• EXERCISE DESCRIPTION: Print the listing as it stands, omitting all images.
---+---
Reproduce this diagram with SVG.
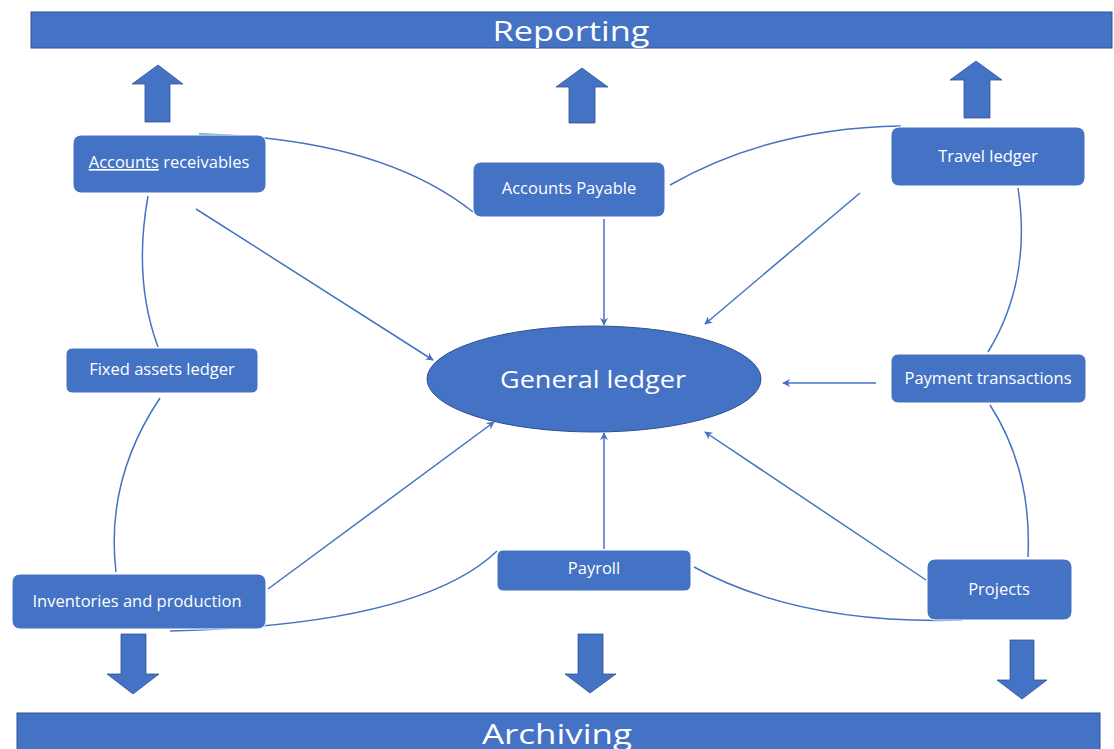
<svg xmlns="http://www.w3.org/2000/svg" width="1114" height="749" viewBox="0 0 1114 749">
  <style>
    .bar { fill: #4472C4; stroke: #2F528F; stroke-width: 1; }
    .box { fill: #4472C4; stroke: #ffffff; stroke-width: 1; }
    .blk { fill: #4472C4; stroke: #2F528F; stroke-width: 0.8; }
    .lbl { font-family: "Open Sans", "Noto Sans", sans-serif; fill: #ffffff; text-anchor: middle; }
    .small { font-size: 16.5px; }
    .big { font-size: 28px; }
    .link { fill: none; stroke: #4472C4; stroke-width: 1.5; }
    .flow { fill: none; stroke: #4472C4; stroke-width: 1.5; marker-end: url(#tip); }
  </style>
  <defs>
    <marker id="tip" viewBox="0 0 10 10" refX="9" refY="5" markerWidth="8" markerHeight="8" markerUnits="userSpaceOnUse" orient="auto">
      <path d="M0,0 L10,5 L0,10 L3,5 Z" fill="#4472C4"/>
    </marker>
  </defs>
  <rect width="1114" height="749" fill="#ffffff"/>

  <!-- top and bottom bands -->
  <g id="reporting">
    <rect class="bar" x="31" y="12" width="1081" height="36"/>
    <text class="lbl big" x="571" y="41" textLength="157" lengthAdjust="spacingAndGlyphs">Reporting</text>
  </g>
  <g id="archiving">
    <rect class="bar" x="17" y="713" width="1083" height="40"/>
    <text class="lbl big" x="557" y="744" textLength="150" lengthAdjust="spacingAndGlyphs">Archiving</text>
  </g>

  <!-- block arrows up to reporting -->
  <g id="up-arrows">
    <path class="blk" d="M145,122 L145,84 L132,84 L158,65 L183,84 L170,84 L170,122 Z"/>
    <path class="blk" d="M569,123 L569,87 L556,87 L582,68 L608,87 L595,87 L595,123 Z"/>
    <path class="blk" d="M964,118 L964,80 L950,80 L976,61 L1002,80 L990,80 L990,118 Z"/>
  </g>
  <!-- block arrows down to archiving -->
  <g id="down-arrows">
    <path class="blk" d="M121,634 L146,634 L146,674 L159,674 L133,694 L107,674 L121,674 Z"/>
    <path class="blk" d="M578,634 L603,634 L603,674 L616,674 L590,693 L565,674 L578,674 Z"/>
    <path class="blk" d="M1010,640 L1034,640 L1034,680 L1047,680 L1022,699 L997,680 L1010,680 Z"/>
  </g>

  <!-- connectors -->
  <g id="connectors">
    <path class="link" d="M199,134 Q380,138 473,212"/>
    <path class="link" d="M670,185 Q770,128 901,126"/>
    <path class="link" d="M1018,188 Q1032,280 988,352"/>
    <path class="link" d="M990,405 Q1032,470 1028,557"/>
    <path class="link" d="M694,567 Q800,625 962,620"/>
    <path class="link" d="M497,551 Q420,625 170,631"/>
    <path class="link" d="M148,196 Q133,280 158,347"/>
    <path class="link" d="M160,398 Q105,480 116,572"/>

    <path class="flow" d="M196,209 L433,360"/>
    <path class="flow" d="M604,219 L604,325"/>
    <path class="flow" d="M860,193 L705,324"/>
    <path class="flow" d="M876,383 L783,383"/>
    <path class="flow" d="M268,589 L494,422"/>
    <path class="flow" d="M604,549 L604,433"/>
    <path class="flow" d="M926,580 L705,432"/>
  </g>

  <!-- ledger nodes -->
  <g id="general-ledger">
    <ellipse cx="594" cy="379" rx="167" ry="53" fill="#4472C4" stroke="#2F528F" stroke-width="1"/>
    <text class="lbl" x="593" y="388" font-size="23" textLength="186" lengthAdjust="spacingAndGlyphs">General ledger</text>
  </g>
  <g id="accounts-receivables">
    <rect class="box" x="73" y="135" width="193" height="58" rx="8"/>
    <text class="lbl small" x="169" y="168"><tspan text-decoration="underline">Accounts</tspan> receivables</text>
  </g>
  <g id="accounts-payable">
    <rect class="box" x="473" y="162" width="192" height="55" rx="8"/>
    <text class="lbl small" x="569" y="194">Accounts Payable</text>
  </g>
  <g id="travel-ledger">
    <rect class="box" x="891" y="127" width="194" height="59" rx="8"/>
    <text class="lbl small" x="988" y="162">Travel ledger</text>
  </g>
  <g id="fixed-assets-ledger">
    <rect class="box" x="66" y="348" width="192" height="45" rx="6"/>
    <text class="lbl small" x="162" y="375">Fixed assets ledger</text>
  </g>
  <g id="payment-transactions">
    <rect class="box" x="891" y="354" width="195" height="49" rx="7"/>
    <text class="lbl small" x="988" y="384">Payment transactions</text>
  </g>
  <g id="inventories-production">
    <rect class="box" x="12" y="574" width="254" height="55" rx="8"/>
    <text class="lbl small" x="137" y="607">Inventories and production</text>
  </g>
  <g id="payroll">
    <rect class="box" x="497" y="550" width="194" height="41" rx="6"/>
    <text class="lbl small" x="594" y="574">Payroll</text>
  </g>
  <g id="projects">
    <rect class="box" x="927" y="559" width="145" height="61" rx="8"/>
    <text class="lbl small" x="999" y="595">Projects</text>
  </g>
</svg>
---+---
• SOLUTION TO THIS EXERCISE:
Reproduce this diagram with SVG.
<svg xmlns="http://www.w3.org/2000/svg" width="1114" height="749" viewBox="0 0 1114 749">
  <style>
    .bar { fill: #4472C4; stroke: #2F528F; stroke-width: 1; }
    .box { fill: #4472C4; stroke: #ffffff; stroke-width: 1; }
    .blk { fill: #4472C4; stroke: #2F528F; stroke-width: 0.8; }
    .lbl { font-family: "Open Sans", "Noto Sans", sans-serif; fill: #ffffff; text-anchor: middle; }
    .small { font-size: 16.5px; }
    .big { font-size: 28px; }
    .link { fill: none; stroke: #4472C4; stroke-width: 1.5; }
    .flow { fill: none; stroke: #4472C4; stroke-width: 1.5; marker-end: url(#tip); }
  </style>
  <defs>
    <marker id="tip" viewBox="0 0 10 10" refX="9" refY="5" markerWidth="8" markerHeight="8" markerUnits="userSpaceOnUse" orient="auto">
      <path d="M0,0 L10,5 L0,10 L3,5 Z" fill="#4472C4"/>
    </marker>
  </defs>
  <rect width="1114" height="749" fill="#ffffff"/>

  <!-- top and bottom bands -->
  <g id="reporting">
    <rect class="bar" x="31" y="12" width="1081" height="36"/>
    <text class="lbl big" x="571" y="41" textLength="157" lengthAdjust="spacingAndGlyphs">Reporting</text>
  </g>
  <g id="archiving">
    <rect class="bar" x="17" y="713" width="1083" height="40"/>
    <text class="lbl big" x="557" y="744" textLength="150" lengthAdjust="spacingAndGlyphs">Archiving</text>
  </g>

  <!-- block arrows up to reporting -->
  <g id="up-arrows">
    <path class="blk" d="M145,122 L145,84 L132,84 L158,65 L183,84 L170,84 L170,122 Z"/>
    <path class="blk" d="M569,123 L569,87 L556,87 L582,68 L608,87 L595,87 L595,123 Z"/>
    <path class="blk" d="M964,118 L964,80 L950,80 L976,61 L1002,80 L990,80 L990,118 Z"/>
  </g>
  <!-- block arrows down to archiving -->
  <g id="down-arrows">
    <path class="blk" d="M121,634 L146,634 L146,674 L159,674 L133,694 L107,674 L121,674 Z"/>
    <path class="blk" d="M578,634 L603,634 L603,674 L616,674 L590,693 L565,674 L578,674 Z"/>
    <path class="blk" d="M1010,640 L1034,640 L1034,680 L1047,680 L1022,699 L997,680 L1010,680 Z"/>
  </g>

  <!-- connectors -->
  <g id="connectors">
    <path class="link" d="M199,134 Q380,138 473,212"/>
    <path class="link" d="M670,185 Q770,128 901,126"/>
    <path class="link" d="M1018,188 Q1032,280 988,352"/>
    <path class="link" d="M990,405 Q1032,470 1028,557"/>
    <path class="link" d="M694,567 Q800,625 962,620"/>
    <path class="link" d="M497,551 Q420,625 170,631"/>
    <path class="link" d="M148,196 Q133,280 158,347"/>
    <path class="link" d="M160,398 Q105,480 116,572"/>

    <path class="flow" d="M196,209 L433,360"/>
    <path class="flow" d="M604,219 L604,325"/>
    <path class="flow" d="M860,193 L705,324"/>
    <path class="flow" d="M876,383 L783,383"/>
    <path class="flow" d="M268,589 L494,422"/>
    <path class="flow" d="M604,549 L604,433"/>
    <path class="flow" d="M926,580 L705,432"/>
  </g>

  <!-- ledger nodes -->
  <g id="general-ledger">
    <ellipse cx="594" cy="379" rx="167" ry="53" fill="#4472C4" stroke="#2F528F" stroke-width="1"/>
    <text class="lbl" x="593" y="388" font-size="23" textLength="186" lengthAdjust="spacingAndGlyphs">General ledger</text>
  </g>
  <g id="accounts-receivables">
    <rect class="box" x="73" y="135" width="193" height="58" rx="8"/>
    <text class="lbl small" x="169" y="168"><tspan text-decoration="underline">Accounts</tspan> receivables</text>
  </g>
  <g id="accounts-payable">
    <rect class="box" x="473" y="162" width="192" height="55" rx="8"/>
    <text class="lbl small" x="569" y="194">Accounts Payable</text>
  </g>
  <g id="travel-ledger">
    <rect class="box" x="891" y="127" width="194" height="59" rx="8"/>
    <text class="lbl small" x="988" y="162">Travel ledger</text>
  </g>
  <g id="fixed-assets-ledger">
    <rect class="box" x="66" y="348" width="192" height="45" rx="6"/>
    <text class="lbl small" x="162" y="375">Fixed assets ledger</text>
  </g>
  <g id="payment-transactions">
    <rect class="box" x="891" y="354" width="195" height="49" rx="7"/>
    <text class="lbl small" x="988" y="384">Payment transactions</text>
  </g>
  <g id="inventories-production">
    <rect class="box" x="12" y="574" width="254" height="55" rx="8"/>
    <text class="lbl small" x="137" y="607">Inventories and production</text>
  </g>
  <g id="payroll">
    <rect class="box" x="497" y="550" width="194" height="41" rx="6"/>
    <text class="lbl small" x="594" y="574">Payroll</text>
  </g>
  <g id="projects">
    <rect class="box" x="927" y="559" width="145" height="61" rx="8"/>
    <text class="lbl small" x="999" y="595">Projects</text>
  </g>
</svg>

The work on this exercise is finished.